*AIM:*
Make an exact transcription of the material, leaving out all images.

— Start COLLECTED MATERIAL —

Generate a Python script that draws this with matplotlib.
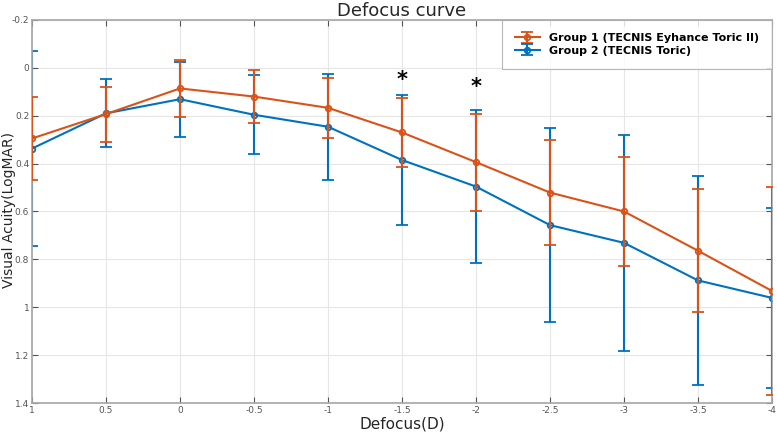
import matplotlib.pyplot as plt
import numpy as np

# defocus (D) and visual acuity (LogMAR), mean and SD per group
defocus = [1, 0.5, 0, -0.5, -1, -1.5, -2, -2.5, -3, -3.5, -4]
g1_mean = [0.295, 0.193, 0.086, 0.120, 0.167, 0.270, 0.394, 0.521, 0.600, 0.764, 0.932]
g1_sd = [0.173, 0.115, 0.118, 0.112, 0.125, 0.144, 0.202, 0.219, 0.227, 0.257, 0.435]
g2_mean = [0.337, 0.190, 0.131, 0.196, 0.246, 0.385, 0.496, 0.657, 0.731, 0.888, 0.961]
g2_sd = [0.407, 0.142, 0.156, 0.165, 0.222, 0.271, 0.318, 0.405, 0.450, 0.435, 0.375]
g1_label = 'Group 1 (TECNIS Eyhance Toric II)'
g2_label = 'Group 2 (TECNIS Toric)'

# significance marks
star_x = [-1.5, -2]
star_y = [0.05, 0.078]

orange = '#D95319'
blue = '#0072BD'

fig = plt.figure(figsize=(7.77, 4.34), dpi=100)
ax = fig.add_axes([0.0412, 0.0714, 0.9524, 0.8826])

ax.errorbar(defocus, g1_mean, yerr=g1_sd, color=orange, lw=1.5, marker='o', ms=4,
            mfc='none', mew=1.3, capsize=4, capthick=1.5, elinewidth=1.5, label=g1_label, zorder=3)
ax.errorbar(defocus, g2_mean, yerr=g2_sd, color=blue, lw=1.5, marker='o', ms=4,
            mfc='none', mew=1.3, capsize=4, capthick=1.5, elinewidth=1.5, label=g2_label, zorder=2)

for sx, sy in zip(star_x, star_y):
    ax.text(sx, sy, '*', ha='center', va='center', fontsize=15, fontweight='bold', color='k')

ax.set_xlim(1, -4)
ax.set_ylim(1.4, -0.2)
ax.set_xticks(np.arange(1, -4.01, -0.5))
ax.set_xticklabels(['1', '0.5', '0', '-0.5', '-1', '-1.5', '-2', '-2.5', '-3', '-3.5', '-4'])
ax.set_yticks(np.arange(-0.2, 1.41, 0.2))
ax.set_yticklabels(['-0.2', '0', '0.2', '0.4', '0.6', '0.8', '1', '1.2', '1.4'])

ax.grid(True, color='#e6e6e6', lw=0.8)
ax.set_axisbelow(True)
ax.tick_params(direction='in', top=True, right=True, length=4, width=0.8,
               labelsize=6.5, colors='#555555', pad=2)
for s in ax.spines.values():
    s.set_color('#a6a6a6')
    s.set_linewidth(1.2)

ax.set_xlabel('Defocus(D)', fontsize=11, color='#262626', labelpad=1)
fig.text(0.011, 0.515, 'Visual Acuity(LogMAR)', rotation=90, ha='center', va='center',
         fontsize=10, color='#262626')
ax.set_title('Defocus curve', fontsize=13, color='#262626', pad=3)

leg = ax.legend(loc='upper right', prop={'weight': 'bold', 'size': 8},
                frameon=True, fancybox=False, edgecolor='#a6a6a6', borderaxespad=0,
                handlelength=2.2, labelspacing=0.2, borderpad=1.2)
leg.get_frame().set_linewidth(0.8)

plt.savefig('out.png', dpi=100)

— End COLLECTED MATERIAL —

*ANSWER TO THIS EXERCISE:*
Generate a Python script that draws this with matplotlib.
import matplotlib.pyplot as plt
import numpy as np

# defocus (D) and visual acuity (LogMAR), mean and SD per group
defocus = [1, 0.5, 0, -0.5, -1, -1.5, -2, -2.5, -3, -3.5, -4]
g1_mean = [0.295, 0.193, 0.086, 0.120, 0.167, 0.270, 0.394, 0.521, 0.600, 0.764, 0.932]
g1_sd = [0.173, 0.115, 0.118, 0.112, 0.125, 0.144, 0.202, 0.219, 0.227, 0.257, 0.435]
g2_mean = [0.337, 0.190, 0.131, 0.196, 0.246, 0.385, 0.496, 0.657, 0.731, 0.888, 0.961]
g2_sd = [0.407, 0.142, 0.156, 0.165, 0.222, 0.271, 0.318, 0.405, 0.450, 0.435, 0.375]
g1_label = 'Group 1 (TECNIS Eyhance Toric II)'
g2_label = 'Group 2 (TECNIS Toric)'

# significance marks
star_x = [-1.5, -2]
star_y = [0.05, 0.078]

orange = '#D95319'
blue = '#0072BD'

fig = plt.figure(figsize=(7.77, 4.34), dpi=100)
ax = fig.add_axes([0.0412, 0.0714, 0.9524, 0.8826])

ax.errorbar(defocus, g1_mean, yerr=g1_sd, color=orange, lw=1.5, marker='o', ms=4,
            mfc='none', mew=1.3, capsize=4, capthick=1.5, elinewidth=1.5, label=g1_label, zorder=3)
ax.errorbar(defocus, g2_mean, yerr=g2_sd, color=blue, lw=1.5, marker='o', ms=4,
            mfc='none', mew=1.3, capsize=4, capthick=1.5, elinewidth=1.5, label=g2_label, zorder=2)

for sx, sy in zip(star_x, star_y):
    ax.text(sx, sy, '*', ha='center', va='center', fontsize=15, fontweight='bold', color='k')

ax.set_xlim(1, -4)
ax.set_ylim(1.4, -0.2)
ax.set_xticks(np.arange(1, -4.01, -0.5))
ax.set_xticklabels(['1', '0.5', '0', '-0.5', '-1', '-1.5', '-2', '-2.5', '-3', '-3.5', '-4'])
ax.set_yticks(np.arange(-0.2, 1.41, 0.2))
ax.set_yticklabels(['-0.2', '0', '0.2', '0.4', '0.6', '0.8', '1', '1.2', '1.4'])

ax.grid(True, color='#e6e6e6', lw=0.8)
ax.set_axisbelow(True)
ax.tick_params(direction='in', top=True, right=True, length=4, width=0.8,
               labelsize=6.5, colors='#555555', pad=2)
for s in ax.spines.values():
    s.set_color('#a6a6a6')
    s.set_linewidth(1.2)

ax.set_xlabel('Defocus(D)', fontsize=11, color='#262626', labelpad=1)
fig.text(0.011, 0.515, 'Visual Acuity(LogMAR)', rotation=90, ha='center', va='center',
         fontsize=10, color='#262626')
ax.set_title('Defocus curve', fontsize=13, color='#262626', pad=3)

leg = ax.legend(loc='upper right', prop={'weight': 'bold', 'size': 8},
                frameon=True, fancybox=False, edgecolor='#a6a6a6', borderaxespad=0,
                handlelength=2.2, labelspacing=0.2, borderpad=1.2)
leg.get_frame().set_linewidth(0.8)

plt.savefig('out.png', dpi=100)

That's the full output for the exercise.